Former Vice President Dick Cheney writes in his new memoir “In My Time” that he had no idea that President Gerald R. Ford in September 1974 planned to pardon Richard Nixon, who had resigned in disgrace in August.
Ford, who had represented Grand Rapids in Congress for 25 years, is Michigan’s only president.
“Like most of America, I was surprised a few weeks later when on September 8 President Ford announced that he was granting a ‘full, free and absolute pardon’ to Richard Nixon,” Cheney wrote. “I was among the majority of Americans who thought then that it was a mistake. While I was prepared to believe that it miht be justified eventually, I was sure that it would cost Ford too much of his support in the near term.”
Cheney wrote that although it hurt Ford politically, the pardon was correct. “I was wrong about the wisdom of the pardon itself. It was clearly the right decision.”
Cheney recounts being asked by Don Rumsfeld if he was interested in serving as deputy chief of staff in Rumsfeld’s Key Bridge Marriot hotel room. Cheney was 33 and six years out of graduate school “and with a resume that wouldn’t necessarily rise to the top of anyone’s pile.”
He recounts moving out President Ford’s long-time congressional secretary, Mildred Leonard, who kept scheduling visitors like a “crowd of Grand Rapids Rotarians eagerly waiting to see their ‘Jerry.’” She was moved to a second floor suite of offces, where she continued to handle mail from Ford’s former west Michigan congressional district.

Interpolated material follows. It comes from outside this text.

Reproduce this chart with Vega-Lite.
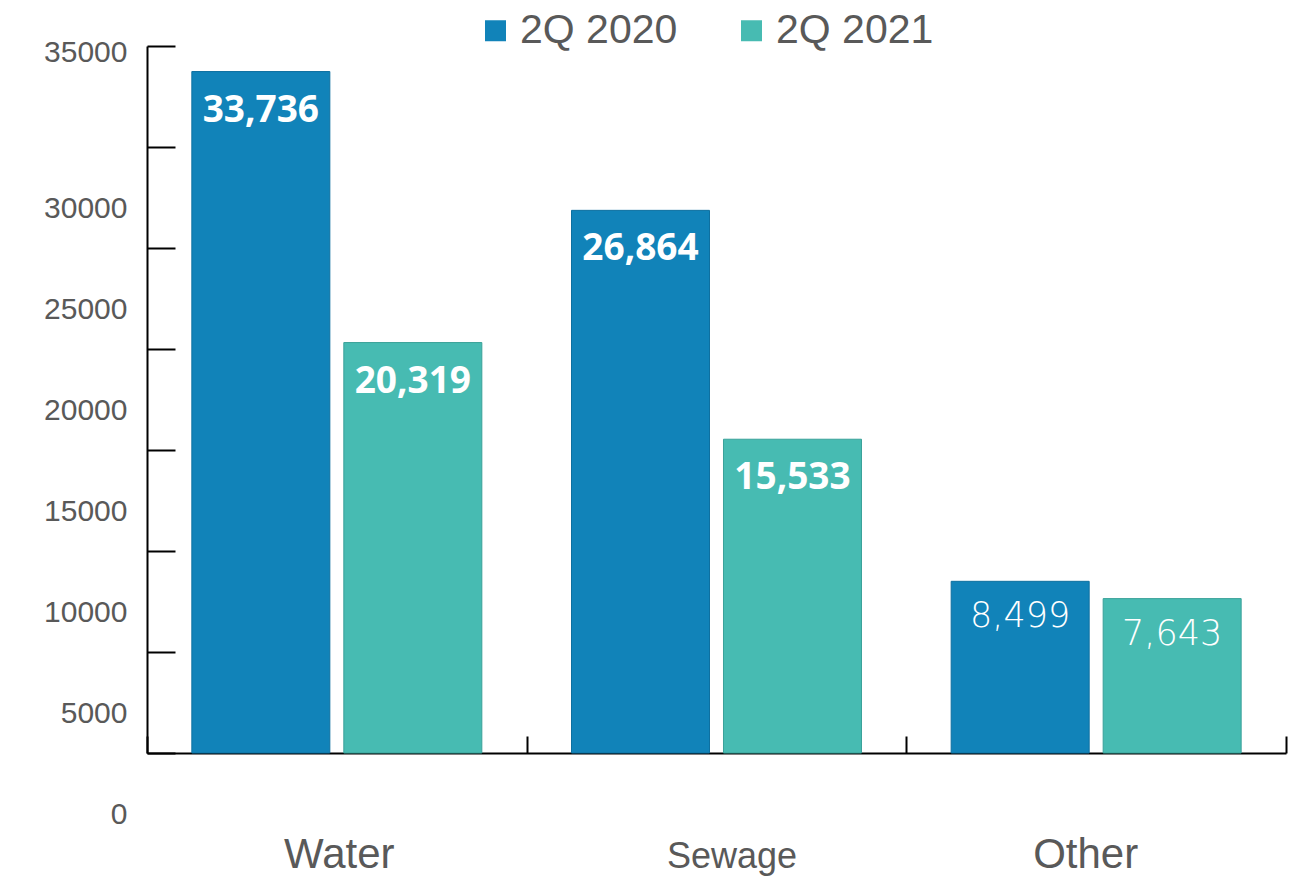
{
  "$schema": "https://vega.github.io/schema/vega-lite/v6.json",
  "width": 1139,
  "height": 707,
  "autosize": {"type": "none"},
  "padding": {"left": 147, "top": 46, "right": 20, "bottom": 124},
  "background": "white",
  "config": {"view": {"stroke": null}},
  "data": {
    "values": [
      {"category": "Water", "series": "2Q 2020", "value": 33736},
      {"category": "Water", "series": "2Q 2021", "value": 20319},
      {"category": "Sewage", "series": "2Q 2020", "value": 26864},
      {"category": "Sewage", "series": "2Q 2021", "value": 15533},
      {"category": "Other", "series": "2Q 2020", "value": 8499},
      {"category": "Other", "series": "2Q 2021", "value": 7643}
    ]
  },
  "encoding": {
    "x": {
      "field": "category",
      "type": "nominal",
      "sort": ["Water", "Sewage", "Other"],
      "scale": {"paddingInner": 0, "paddingOuter": 0},
      "axis": {
        "title": null,
        "tickBand": "extent",
        "tickSize": -17,
        "tickWidth": 2,
        "tickColor": "#000000",
        "domainColor": "#000000",
        "domainWidth": 2,
        "labelAngle": 0,
        "labelBaseline": "alphabetic",
        "labelPadding": 131,
        "labelFont": "Liberation Sans",
        "labelFontSize": {"condition": {"test": "datum.value == 'Sewage'", "value": 36}, "value": 42},
        "labelColor": "#595959",
        "labelOffset": {
          "condition": [
            {"test": "datum.value == 'Sewage'", "value": 15},
            {"test": "datum.value == 'Other'", "value": -11}
          ],
          "value": 2
        }
      }
    },
    "xOffset": {
      "field": "series",
      "type": "nominal",
      "scale": {"paddingInner": 0.092, "paddingOuter": 0.295}
    },
    "y": {
      "field": "value",
      "type": "quantitative",
      "scale": {"domain": [0, 35000], "nice": false},
      "axis": {
        "title": null,
        "values": [0, 5000, 10000, 15000, 20000, 25000, 30000, 35000],
        "format": "d",
        "grid": false,
        "domainColor": "#000000",
        "domainWidth": 2,
        "tickColor": "#000000",
        "tickWidth": 2,
        "tickSize": -28,
        "labelPadding": 48,
        "labelFont": "Liberation Sans",
        "labelFontSize": 30,
        "labelColor": "#595959",
        "labelOverlap": false,
        "labelFlush": false,
        "labelBound": false,
        "labelOffset": {"condition": {"test": "datum.value == 35000", "value": 6}, "value": 61}
      }
    }
  },
  "layer": [
    {
      "mark": {"type": "bar", "strokeWidth": 1},
      "encoding": {
        "color": {
          "field": "series",
          "type": "nominal",
          "scale": {"range": ["#1183B9", "#47BBB2"]},
          "legend": {
            "orient": "none",
            "legendX": 328,
            "legendY": -36,
            "direction": "horizontal",
            "title": null,
            "symbolType": "square",
            "symbolSize": 441,
            "symbolStrokeWidth": 0,
            "symbolOpacity": 1,
            "labelFont": "Liberation Sans",
            "labelFontSize": 41,
            "labelColor": "#595959",
            "labelOffset": 4,
            "columnPadding": 53,
            "padding": 0
          }
        },
        "stroke": {
          "field": "series",
          "type": "nominal",
          "scale": {"range": ["#0E70A0", "#3AA199"]},
          "legend": null
        }
      }
    },
    {
      "transform": [{"filter": "datum.category != 'Other'"}],
      "mark": {
        "type": "text",
        "font": "Open Sans",
        "fontWeight": "bold",
        "fontSize": 37,
        "color": "white",
        "baseline": "alphabetic",
        "dy": 50
      },
      "encoding": {"text": {"field": "value", "type": "quantitative", "format": ","}}
    },
    {
      "transform": [{"filter": "datum.category == 'Other'"}],
      "mark": {
        "type": "text",
        "font": "DejaVu Sans",
        "fontWeight": 300,
        "fontSize": 35,
        "color": "white",
        "baseline": "alphabetic",
        "dy": 46
      },
      "encoding": {"text": {"field": "value", "type": "quantitative", "format": ","}}
    }
  ]
}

Cheney also recalled an ill-fated campaign to combat higher prices — “WIN” — or “Whip Inflation Now” that came with buttons that even Ford wore. The president dismissed criticism and instead “doubled down,” Cheney writes, by giving a speech in Kansas City where he encouraged young people to “clean up your plate before you get up from the table.”
The campaign was quickly shelved and when Ford was leaving office in January 1977, Cheney helped clean out his personal effects — and one desk drawer was “filled with red and white WIN buttons as fresh as the day they had been minted at the very beginning of the administration.”
Cheney was promoted to chief of staff in late 1975 and was in the post for 14 months. As deputy, hedrove his VW Beetle — missing a front fender since he “had been clipped by a Mrs. Smith’s pie truck” in a DC traffic circle. He finally agreed to a White House car and driver. (He later bought a silver station wagon.)
Cheney recounts completing a concession phone call to Jimmy Carter on Election Night 1976 after Ford’s voice had given out. He remembered visiting the Grand Rapids airport earlier on Election Day, and seeing a mural of Ford’s life — and watching Ford and some members of the press corps tear up.
After Ford departed on Inauguration Day 1977, Cheney and his family left Andrews Air Force Base — and he marked the end of government service by going out to lunch at a McDonalds just outside the base.